Kejriwal last month had announced setting up of a three-member panel of retired judges to probe allegations of wrongdoings against prominent IAC members Prashant Bhushan, Mayank Gandhi and Anjali Damania.

Besides Justice Shah, other two members of the panel are Justice (Retd) BH Marlapalle of the Bombay High Court and Justice (Retd) Jaspal Singh of the Delhi High Court.

In his address, Justice Shah said the Lokpal and Lokayukta Bill, 2011, which was passed by the Lok Sabha, has several lacunae and it will not help in effectively dealing with corruption.

A Rajya Sabha Select Committee is currently examining the bill and is likely to give its report in the Winter session of Parliament.

Giving an example of the shortcomings in the bill, he said as per a provision the preliminary investigating wing of the Lokayukta will carry out a preliminary inquiry upon receiving complaint against a government officer or a minister and comments will be sought against the respondent.

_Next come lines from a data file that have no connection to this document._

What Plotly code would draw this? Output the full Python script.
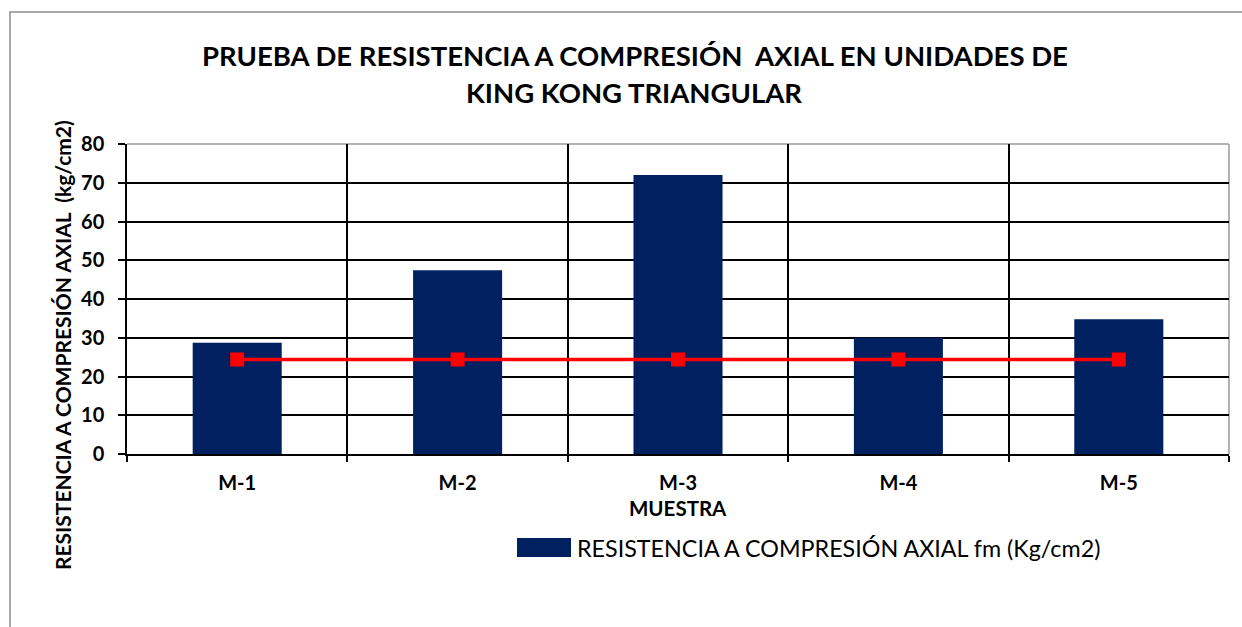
import plotly.graph_objects as go

# Sample labels and measured values
muestras = ["M-1", "M-2", "M-3", "M-4", "M-5"]
resistencia = [28.7, 47.4, 72.0, 30.0, 34.8]
promedio = [24.4, 24.4, 24.4, 24.4, 24.4]
y_ticks = [0, 10, 20, 30, 40, 50, 60, 70, 80]

W, H = 1242, 627
L, R, T, B = 127, 13, 144, 173

FONT = "Lato"
NAVY = "#002060"

fig = go.Figure()
fig.add_trace(go.Bar(
    x=muestras, y=resistencia, marker=dict(color=NAVY, line=dict(width=0)),
    name="RESISTENCIA A COMPRESIÓN AXIAL fm (Kg/cm2)", showlegend=False,
))
fig.add_trace(go.Scatter(
    x=muestras, y=promedio, mode="lines+markers",
    line=dict(color="#FF0000", width=3.5),
    marker=dict(symbol="square", size=14, color="#FF0000"),
    showlegend=False,
))

PW, PH = W - L - R, H - T - B


def fx(px):
    """pixel column -> paper x"""
    return (px - L) / PW


def fy(py):
    """pixel row -> paper y"""
    return (H - py - B) / PH


fig.update_layout(
    width=W, height=H,
    margin=dict(l=L, r=R, t=T, b=B, pad=0),
    paper_bgcolor="white", plot_bgcolor="white",
    bargap=0.596,
    font=dict(family=FONT, color="black"),
    xaxis=dict(
        type="category", tickson="boundaries",
        showgrid=True, gridcolor="black", gridwidth=1.5,
        showline=True, linecolor="black", linewidth=1.5,
        ticks="outside", ticklen=6, tickcolor="black", tickwidth=1.5,
        tickfont=dict(family=FONT, size=20, color="black", weight="bold"),
        ticklabelstandoff=10,
        zeroline=False,
    ),
    yaxis=dict(
        range=[0, 80], tickvals=y_ticks,
        showgrid=True, gridcolor="black", gridwidth=2,
        showline=True, linecolor="black", linewidth=1.5,
        ticks="outside", ticklen=7, tickcolor="black", tickwidth=1.5,
        tickfont=dict(family=FONT, size=20, color="black", weight="bold"),
        ticklabelstandoff=10,
        zeroline=False,
    ),
    shapes=[
        # outer chart frame
        dict(type="rect", xref="paper", yref="paper",
             x0=fx(10), x1=fx(1260), y0=-2, y1=fy(12),
             line=dict(color="#8c8c8c", width=1.5), layer="below"),
        # plot-area border (top and right)
        dict(type="line", xref="paper", yref="paper", x0=0, x1=1, y0=1, y1=1,
             line=dict(color="#9a9a9a", width=1.5), layer="below"),
        dict(type="line", xref="paper", yref="paper", x0=1, x1=1, y0=0, y1=1,
             line=dict(color="#9a9a9a", width=1.5), layer="below"),
        # legend swatch
        dict(type="rect", xref="paper", yref="paper",
             x0=fx(517), x1=fx(571), y0=fy(557), y1=fy(538),
             fillcolor=NAVY, line=dict(width=0)),
    ],
    annotations=[
        dict(text="PRUEBA DE RESISTENCIA A COMPRESIÓN  AXIAL EN UNIDADES DE",
             xref="paper", yref="paper", x=fx(635), y=fy(55),
             xanchor="center", yanchor="middle", showarrow=False,
             font=dict(family=FONT, size=27.5, color="black", weight="bold")),
        dict(text="KING KONG TRIANGULAR",
             xref="paper", yref="paper", x=fx(634), y=fy(92),
             xanchor="center", yanchor="middle", showarrow=False,
             font=dict(family=FONT, size=27.5, color="black", weight="bold")),
        dict(text="RESISTENCIA A COMPRESIÓN AXIAL  (kg/cm2)",
             xref="paper", yref="paper", textangle=-90,
             x=fx(62), y=fy(345),
             xanchor="center", yanchor="middle", showarrow=False,
             font=dict(family=FONT, size=21, color="black", weight="bold")),
        dict(text="MUESTRA",
             xref="paper", yref="paper", x=fx(678), y=fy(508),
             xanchor="center", yanchor="middle", showarrow=False,
             font=dict(family=FONT, size=20.5, color="black", weight="bold")),
        dict(text="RESISTENCIA A COMPRESIÓN AXIAL fm (Kg/cm2)",
             xref="paper", yref="paper", x=fx(575), y=fy(548),
             xanchor="left", yanchor="middle", showarrow=False,
             font=dict(family=FONT, size=23.3, color="black")),
    ],
)

fig.write_html("out.html")
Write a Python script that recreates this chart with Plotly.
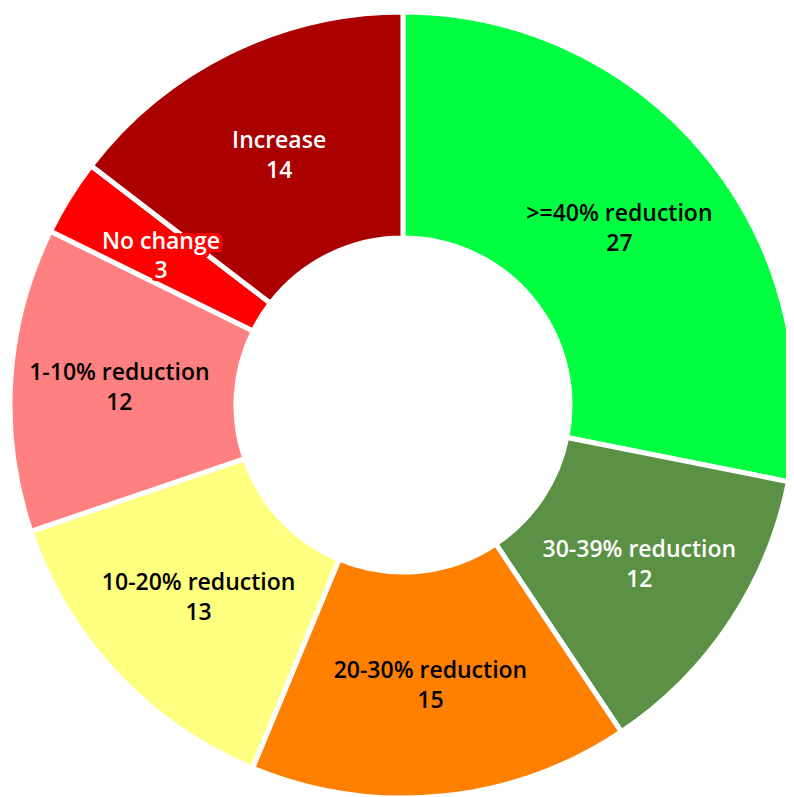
import plotly.graph_objects as go

labels = [">=40% reduction", "30-39% reduction", "20-30% reduction", "10-20% reduction",
          "1-10% reduction", "No change", "Increase"]
values = [27, 12, 15, 13, 12, 3, 14]
colors = ["#00FF41", "#5B9144", "#FF8000", "#FFFF80", "#FF8080", "#FF0000", "#AA0000"]
text_colors = ["#000000", "#FFFFFF", "#000000", "#000000", "#000000", "#FFFFFF", "#FFFFFF"]

small = [v < 5 for v in values]
main_tmpl = ["" if s else "%{label}<br>%{value}" for s in small]
over_tmpl = ["%{label}<br>%{value}" if s else "" for s in small]

fig = go.Figure()
fig.add_trace(go.Pie(
    labels=labels,
    values=values,
    hole=0.425,
    sort=False,
    direction="clockwise",
    rotation=0,
    marker=dict(colors=colors, line=dict(color="#FFFFFF", width=5)),
    texttemplate=main_tmpl,
    textposition="inside",
    insidetextorientation="horizontal",
    textfont=dict(family="Open Sans", size=23, color=text_colors, weight=600),
    domain=dict(x=[0.0025, 0.9924], y=[0.0088, 0.995]),
    showlegend=False,
))
# overlay ring (transparent) to place the label of the small slice mid-ring
fig.add_trace(go.Pie(
    labels=labels,
    values=values,
    hole=0.55,
    sort=False,
    direction="clockwise",
    rotation=0,
    marker=dict(colors=["rgba(0,0,0,0)"] * len(values), line=dict(width=0)),
    texttemplate=over_tmpl,
    textposition="inside",
    insidetextorientation="horizontal",
    textfont=dict(family="Open Sans", size=23, color="#FFFFFF", weight=600,
                  shadow=("3px 3px 0 #FF0000, -3px -3px 0 #FF0000, 3px -3px 0 #FF0000, "
                          "-3px 3px 0 #FF0000, 0 3px 0 #FF0000, 0 -3px 0 #FF0000, "
                          "3px 0 0 #FF0000, -3px 0 0 #FF0000")),
    domain=dict(x=[0.1033, 0.8917], y=[0.1092, 0.8946]),
    showlegend=False,
    hoverinfo="skip",
))

fig.update_layout(
    width=794, height=797,
    margin=dict(l=0, r=0, t=0, b=0),
    paper_bgcolor="#FFFFFF",
    plot_bgcolor="#FFFFFF",
    uniformtext=dict(minsize=23, mode="show"),
)

fig.write_html("out.html")
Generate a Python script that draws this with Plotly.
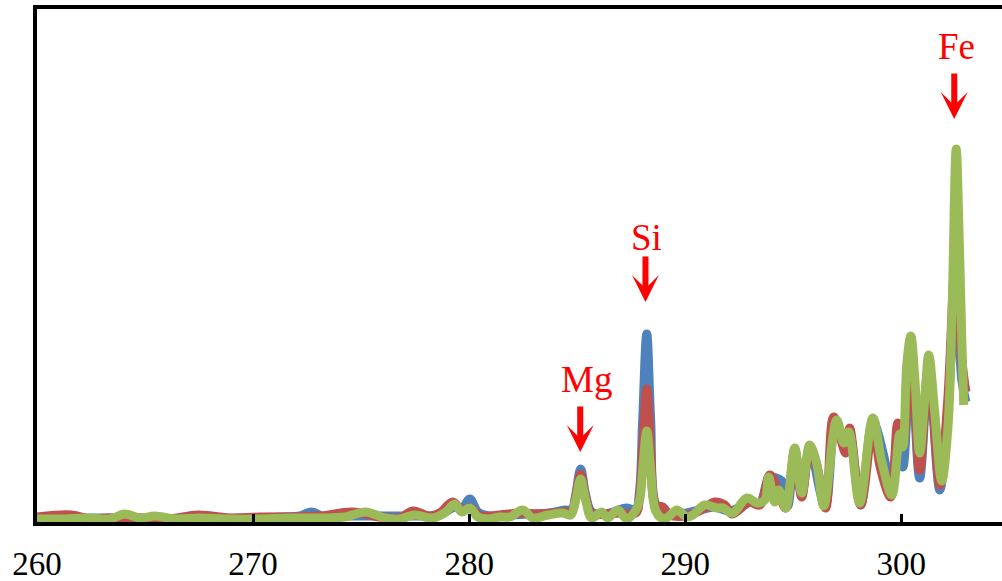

"Suppose the Lokayukta receives information that a particular bureaucrat has stashed money abroad or kept unaccounted money in some bank account. In that case is he going to be called and asked what is your explanation?" he asked.

Shah said powers vested with most of the existing Lokayuktas are recommendatory in nature.

He asked the anti-corruption watchdogs to approach court if their orders are not followed by the state governments.